The Art of Getting By
Teen movies are a lot like teen problems in general, in that it’s very difficult to get anyone who isn’t a teenager to care about them. However, once in a while there comes a teen movie that is so good, it makes us forget that the lead characters are essentially spoiled, precocious twatbags. Clueless did it, Mean Girls did it and most recently, Easy A did it. These rare movies pulled it off not because the dialogue was particularly verbose, or the characters very original, but because they were honest. Honest about the fact that adolescence is irrefutably the most unlikeable stage of human growth, and that between the ages of fourteen and seventeen you are at your most vapid and shallow. The Art of Getting By is not one of these movies, but it does try. Sort of.
The movie is essentially a thinly-veiled retelling of the Catcher in the Rye, repackaged to avoid a lawsuit with the Salinger people and to appeal to the current Gossip Girl-raised generation of teens. George (Highmore) is a high school student who spends his days doodling, sneaking fags and being snide to the teachers who so desperately want him to realize his all-important potential. When the popular yet conveniently troubled Sally (Roberts) takes an amused interest in him, he is finally forced to care about something other than his own fatalistic ramblings. The two have a gloriously platonic romp through the New York middle-class. And that’s it, really.
Freddie Highmore is utterly baffling as George, an obnoxious little git who doesn’t see “the point” in homework, friends or family.What’s so infuriating about the performance is that we know Freddie Highmore. He was that cute likeable kid in Finding Neverland and Charlie and the Chocolate Factory, and so there was every reason to believe that he was going to be an affable presence as a teenager. Alas, puberty hit Freddie Highmore like a ton of bricks. Bricks made from angst and Leonard Cohen.
Poorly plotted and rambling, the movie offers very little drama or stakes to rise to. The only thing approaching a climax appears when Sally, in an attempt to test her sexual power over her friend, asks if George will sleep with her. Disgusted by the possibility she may be mocking him, George stops talking to Sally. God, that even feels stupid to type. This mopey film is just barely saved by a few strong performances by the older figures in George’s life, such as his frustrated mother (Rita Wilson) and Sally’s negligent alcoholic mum (Elisabeth Reiser). Most remarkable, however, is Michael Angarano.

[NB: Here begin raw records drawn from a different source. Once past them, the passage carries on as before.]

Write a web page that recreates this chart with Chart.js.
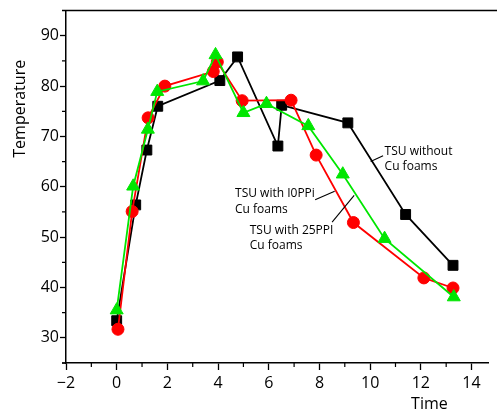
<!DOCTYPE html>
<html>
<head>
<meta charset="utf-8">
<script src="https://cdn.jsdelivr.net/npm/chart.js@4/dist/chart.umd.min.js"></script>
<style>
  html, body { margin: 0; padding: 0; background: #fff; }
  #wrap { width: 497px; height: 414px; }
</style>
</head>
<body>
<div id="wrap"><canvas id="c" width="497" height="414"></canvas></div>
<script>
// Temperature histories of the thermal storage unit (TSU)
const timeNoFoam = [0.0, 0.75, 1.19, 1.62, 4.07, 4.77, 6.36, 6.51, 9.12, 11.4, 13.27];
const tempNoFoam = [33.4, 56.4, 67.3, 76.0, 81.1, 85.8, 68.1, 76.2, 72.7, 54.5, 44.4];

const time10PPI = [0.05, 0.61, 1.24, 1.9, 3.81, 3.97, 4.95, 6.88, 7.87, 9.34, 12.12, 13.27];
const temp10PPI = [31.7, 55.1, 73.7, 80.0, 82.9, 84.8, 77.1, 77.2, 66.3, 52.9, 41.9, 39.9];

const time25PPI = [0.0, 0.65, 1.23, 1.6, 3.41, 3.9, 5.0, 5.91, 7.56, 8.92, 10.57, 13.3];
const temp25PPI = [35.5, 60.1, 71.4, 78.9, 81.0, 86.2, 74.7, 76.5, 72.1, 62.5, 49.7, 38.1];

const xTickValues = [-2, 0, 2, 4, 6, 8, 10, 12, 14];
const yTickValues = [30, 40, 50, 60, 70, 80, 90];

// Callout labels: text lines, anchor of first line (data units), leader line ends (data units)
const noteText = [
  ['TSU without', 'Cu foams'],
  ['TSU with I0PPi', 'Cu foams'],
  ['TSU with 25PPI', 'Cu foams']
];
const noteAnchor = [[10.57, 67.0], [4.67, 58.6], [5.25, 51.4]];
const noteLeader = [
  [[10.02, 65.05], [10.51, 66.17]],
  [[7.83, 57.42], [8.60, 59.13]],
  [[8.50, 53.0], [9.37, 58.28]]
];

const FONT = "'Open Sans', 'Noto Sans', sans-serif";

function pairs(xs, ys) { return xs.map((x, i) => ({ x: x, y: ys[i] })); }

const frame = {
  id: 'frame',
  afterDraw(chart) {
    const ctx = chart.ctx;
    const a = chart.chartArea;
    const xs = chart.scales.x, ys = chart.scales.y;
    ctx.save();
    ctx.strokeStyle = '#000';
    ctx.lineWidth = 1.5;
    // top rule and small overhang of the x axis
    ctx.beginPath();
    ctx.moveTo(a.left - 4, a.top); ctx.lineTo(chart.width, a.top);
    ctx.moveTo(a.left - 4, a.bottom); ctx.lineTo(a.left, a.bottom);
    ctx.stroke();
    // minor ticks
    ctx.lineWidth = 1.2;
    ctx.beginPath();
    for (let i = 0; i < xTickValues.length; i++) {
      const v = xTickValues[i] + 1;
      if (v > xs.max) break;
      const px = xs.getPixelForValue(v);
      ctx.moveTo(px, a.bottom); ctx.lineTo(px, a.bottom + 4);
    }
    for (let i = 0; i < yTickValues.length; i++) {
      const v = yTickValues[i] - 5;
      const py = ys.getPixelForValue(v);
      ctx.moveTo(a.left, py); ctx.lineTo(a.left - 4, py);
    }
    ctx.stroke();

    // axis titles
    ctx.fillStyle = '#000';
    ctx.font = '16px ' + FONT;
    ctx.textAlign = 'center';
    ctx.textBaseline = 'middle';
    ctx.fillText('Time', xs.getPixelForValue(12.34), 404);
    ctx.save();
    ctx.translate(20, ys.getPixelForValue(75.5));
    ctx.rotate(-Math.PI / 2);
    ctx.fillText('Temperature', 0, 0);
    ctx.restore();

    // callouts
    ctx.font = '12px ' + FONT;
    ctx.textAlign = 'left';
    ctx.lineWidth = 1.1;
    noteText.forEach((lines, k) => {
      const x0 = xs.getPixelForValue(noteAnchor[k][0]);
      const y0 = ys.getPixelForValue(noteAnchor[k][1]);
      lines.forEach((t, j) => ctx.fillText(t, x0, y0 + j * 15.5));
      const p = noteLeader[k];
      ctx.beginPath();
      ctx.moveTo(xs.getPixelForValue(p[0][0]), ys.getPixelForValue(p[0][1]));
      ctx.lineTo(xs.getPixelForValue(p[1][0]), ys.getPixelForValue(p[1][1]));
      ctx.stroke();
    });
    ctx.restore();
  }
};

new Chart(document.getElementById('c'), {
  type: 'scatter',
  data: {
    datasets: [
      {
        label: 'TSU with 25PPI Cu foams',
        data: pairs(time25PPI, temp25PPI),
        showLine: true,
        borderColor: '#00e600',
        backgroundColor: '#00e600',
        borderWidth: 1.8,
        pointStyle: 'triangle',
        pointRadius: 7.5,
        pointBorderWidth: 1
      },
      {
        label: 'TSU with 10PPI Cu foams',
        data: pairs(time10PPI, temp10PPI),
        showLine: true,
        borderColor: '#ff0000',
        backgroundColor: '#ff0000',
        borderWidth: 1.8,
        pointStyle: 'circle',
        pointRadius: 6,
        pointBorderWidth: 1
      },
      {
        label: 'TSU without Cu foams',
        data: pairs(timeNoFoam, tempNoFoam),
        showLine: true,
        borderColor: '#000000',
        backgroundColor: '#000000',
        borderWidth: 1.8,
        pointStyle: 'rect',
        pointRadius: 7,
        pointBorderWidth: 1
      }
    ]
  },
  options: {
    responsive: false,
    animation: false,
    devicePixelRatio: 1,
    layout: { padding: { top: 7, right: 0, left: 0, bottom: 0 } },
    plugins: { legend: { display: false }, tooltip: { enabled: false } },
    scales: {
      x: {
        type: 'linear',
        min: -2,
        max: 14.67,
        afterBuildTicks: s => { s.ticks = xTickValues.map(v => ({ value: v })); },
        afterFit: s => { s.height = 51; },
        ticks: {
          autoSkip: false,
          maxRotation: 0,
          padding: 4,
          color: '#000',
          font: { family: FONT, size: 16 },
          callback: v => (v < 0 ? '\u2212' + Math.abs(v) : String(v))
        },
        grid: { drawOnChartArea: false, drawTicks: true, tickLength: 7, tickColor: '#000', tickWidth: 1.3 },
        border: { display: true, color: '#000', width: 1.5 }
      },
      y: {
        type: 'linear',
        min: 25,
        max: 95,
        afterBuildTicks: s => { s.ticks = yTickValues.map(v => ({ value: v })); },
        afterFit: s => { s.width = 66; },
        ticks: {
          autoSkip: false,
          padding: 1,
          color: '#000',
          font: { family: FONT, size: 16 }
        },
        grid: { drawOnChartArea: false, drawTicks: true, tickLength: 6, tickColor: '#000', tickWidth: 1.3 },
        border: { display: true, color: '#000', width: 1.5 }
      }
    }
  },
  plugins: [frame]
});
</script>
</body>
</html>
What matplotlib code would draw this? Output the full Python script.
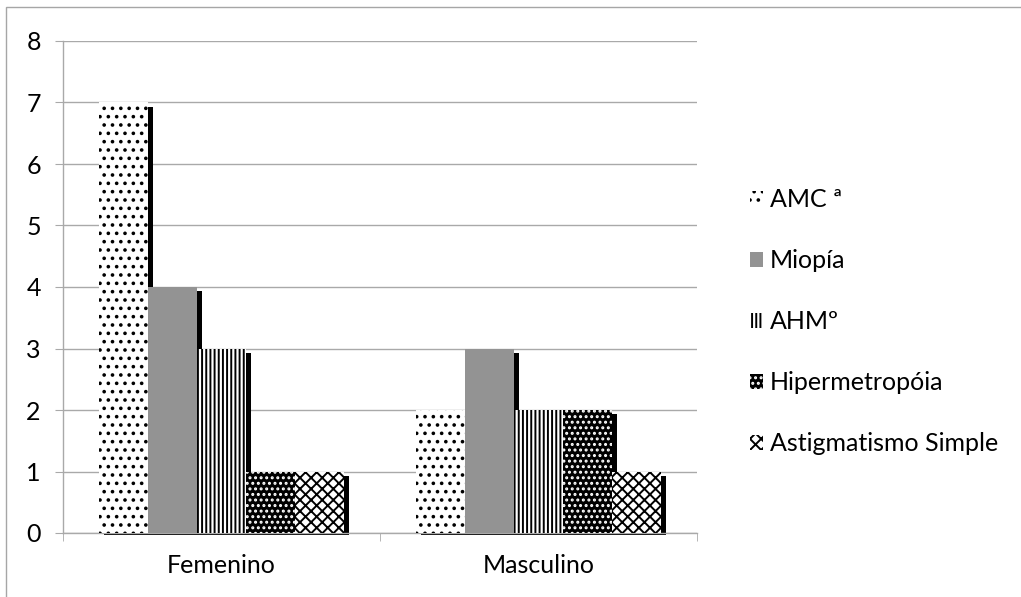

Angarano plays twenty-something Dustin, an artist who quickly forms a connection with George and his jail-baiting pal. Dustin is magnetic from his first shuffle into George’s art class, where he has been instructed to give a talk on his career post graduation. Explaining that “I don’t really know why I’m here. I’m not really established or anything. I just got the call and I was hungover, so I just said yes to get them off the phone” we immediately wish the film was about Dustin and not the repellent George. When he briefly steals the sexually frustrated Sally from George, we can’t help but let out a cheer.
While The Art of Getting By has a few choice moments, overall it won’t appeal to anyone over the age of seventeen. Highmore and Roberts, while admittedly giving the material their best, offer a clumsy look at being young and irritatingly verbose. If you must see a movie about disenfranchised teens in New York, you might try the 2002 gem Igby Goes Down. While The Art of Getting By will never grace the teen movie Hall of Fame, we hope that this is Freddie Highmore’s one obligatory coming of age movie before he moves on to do proper things.